Elihu Whittlesey Baldwin was a prominent American Presbyterian minister and the first president of Wabash College.
Background
He was born on December 25, 1789 in Durham, Greene County, the fourth child and eldest son of Deacon Jonathan Baldwin, and grandson of Abiel and Mehitable (Johnson) Baldwin of Durham, Connecticut His mother was Submit, daughter of Deacon Christopher and Patience Lord of Saybrook, Connecticut He was a sober-minded boy with little relish for sports but fond of books, and exceedingly careful, it is said, in the selection of his reading. His parents were people of limited means, and he secured his education in the face of many difficulties.
Education
He prepared for college under his pastor, Rev. Jesse Townsend, an alumnus of Yale, which college Baldwin entered in 1807. At the opening of his sophomore year he left college to earn money, and spent a year in Bethlehem, Connecticut, as assistant in the school of Rev. Azel Backus and later took charge of the academy in Fairfield. In 1810 he returned to the next lower class in college, graduating in 1812. After two years more of teaching at Fairfield, he entered Andover Theological Seminary, from which he graduated in 1817.
Career
On September 10, of that year, he was ordained as an evangelist at Londonderry, N. H. , by the Presbytery of Londonderry. He had expected to take up missionary work in western New York and Ohio, but while visiting in New York City he was persuaded to accept the position of city missionary. The field given him was a populous, destitute, and immoral section of the city, and here he labored with self-forgetting zeal for three years. His activities resulted in the establishment of the Seventh Presbyterian Church, over which he was installed pastor on December 25, 1820. During his ministry, in spite of many difficulties, it grew into a church of 600 members. In 1834, a visitor to the city asked him to become president of a Presbyterian college recently founded on the edge of civilization in the upper Wabash country, and in February of the following year he accepted, leaving his church the first of May. Having spent several months in securing funds for the college, he entered on his duties in November, and was inaugurated in July 1836.
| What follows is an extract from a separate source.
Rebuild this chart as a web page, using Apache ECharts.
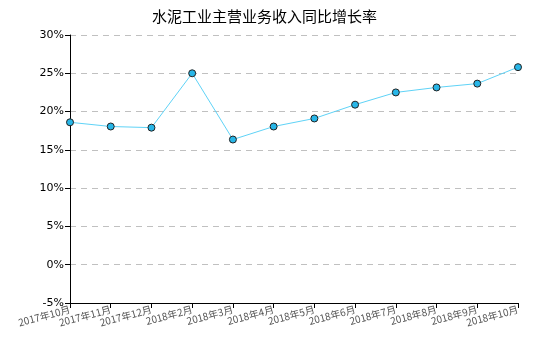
<!DOCTYPE html>
<html><head><meta charset="utf-8">
<script src="https://cdn.jsdelivr.net/npm/echarts@6/dist/echarts.min.js"></script>
<style>html,body{margin:0;padding:0;background:#fff}#c{width:550px;height:350px}</style>
</head><body><div id="c"></div>
<script>
var titleText = '水泥工业主营业务收入同比增长率';
var categories = ['2017年10月','2017年11月','2017年12月','2018年2月','2018年3月','2018年4月','2018年5月','2018年6月','2018年7月','2018年8月','2018年9月','2018年10月'];
var values = [18.6, 18.05, 17.9, 25.0, 16.35, 18.05, 19.1, 20.9, 22.5, 23.15, 23.65, 25.8];
var yMin = -5, yMax = 30, yStep = 5;

var chart = echarts.init(document.getElementById('c'), null, {renderer:'canvas'});
chart.setOption({
  animation:false,
  backgroundColor:'#fff',
  title:{text:titleText, left:147, top:4, textStyle:{fontSize:15, fontWeight:'normal', color:'#000', fontFamily:'Noto Sans CJK SC'}},
  grid:{left:70, right:32, top:35, bottom:47, containLabel:false},
  xAxis:{type:'category', data:categories, boundaryGap:false,
    axisLine:{onZero:false, lineStyle:{color:'#000', width:1}},
    axisTick:{alignWithLabel:true, length:5, lineStyle:{color:'#000'}},
    axisLabel:{rotate:15, fontSize:10, color:'#555', margin:6, interval:0, fontFamily:'Noto Sans CJK SC'},
    splitLine:{show:false}},
  yAxis:{type:'value', min:yMin, max:yMax, interval:yStep,
    axisLine:{show:true, lineStyle:{color:'#000', width:1}},
    axisTick:{show:true, length:5, lineStyle:{color:'#000'}},
    axisLabel:{formatter:'{value}%', fontSize:11, color:'#000', margin:6, fontFamily:'DejaVu Sans'},
    splitLine:{show:true, lineStyle:{color:'#c0c0c0', type:[6,5]}}},
  series:[{type:'line', data:values, symbol:'circle', symbolSize:7,
    lineStyle:{color:'#5fd3f7', width:1},
    itemStyle:{color:'#27b6e8', borderColor:'#222', borderWidth:1}}]
});
</script></body></html>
He gave himself to the upbuilding of the college without reserve, declining two calls to important city churches. He had to face ecclesiastical divisions and collisions, stringent poverty, the reluctance of men of means in the East to extend aid to new colleges in the West, and the general lack of appreciation of the fact that the educated men needed for teaching, preaching, and other professions in the West ought to be educated in the West. To all these he proved himself superior. From the start, the institution was intended to offer liberal culture to all classes, but in order to get a charter from the legislature, "prejudiced against colleges, pianos, and Yankees, " it was necessary to name it "Wabash Manual Labor College and Teachers' Seminary. "
After a tedious journey into the northern part of the state in behalf of the college during the summer of 1840, he was taken ill and died in October of that year.
Achievements
Elihu Whittlesey Baldwin is rememvered for his religious tracts: "On Fashionable Amusements" (New England Tract Society, 1815) and "Universalism Exposed" (New England Tract Society, 1823). He also published works aimed at use in Sunday schools - a book of moralizing stories, "The Five Apprentices" (1828) and "The Young Freethinker Reclaimed" (American Sunday-School Union, 1829).
He was a gentle, simple, practical man, of sound learning, with no unusual gifts save unflagging energy and an extraordinary capacity for heroic fidelity to duty.
Connections
On May 12, 1819, he married Julia, daughter of Elias A. and Elizabeth (Cook) Baldwin of Newark, New Jersey.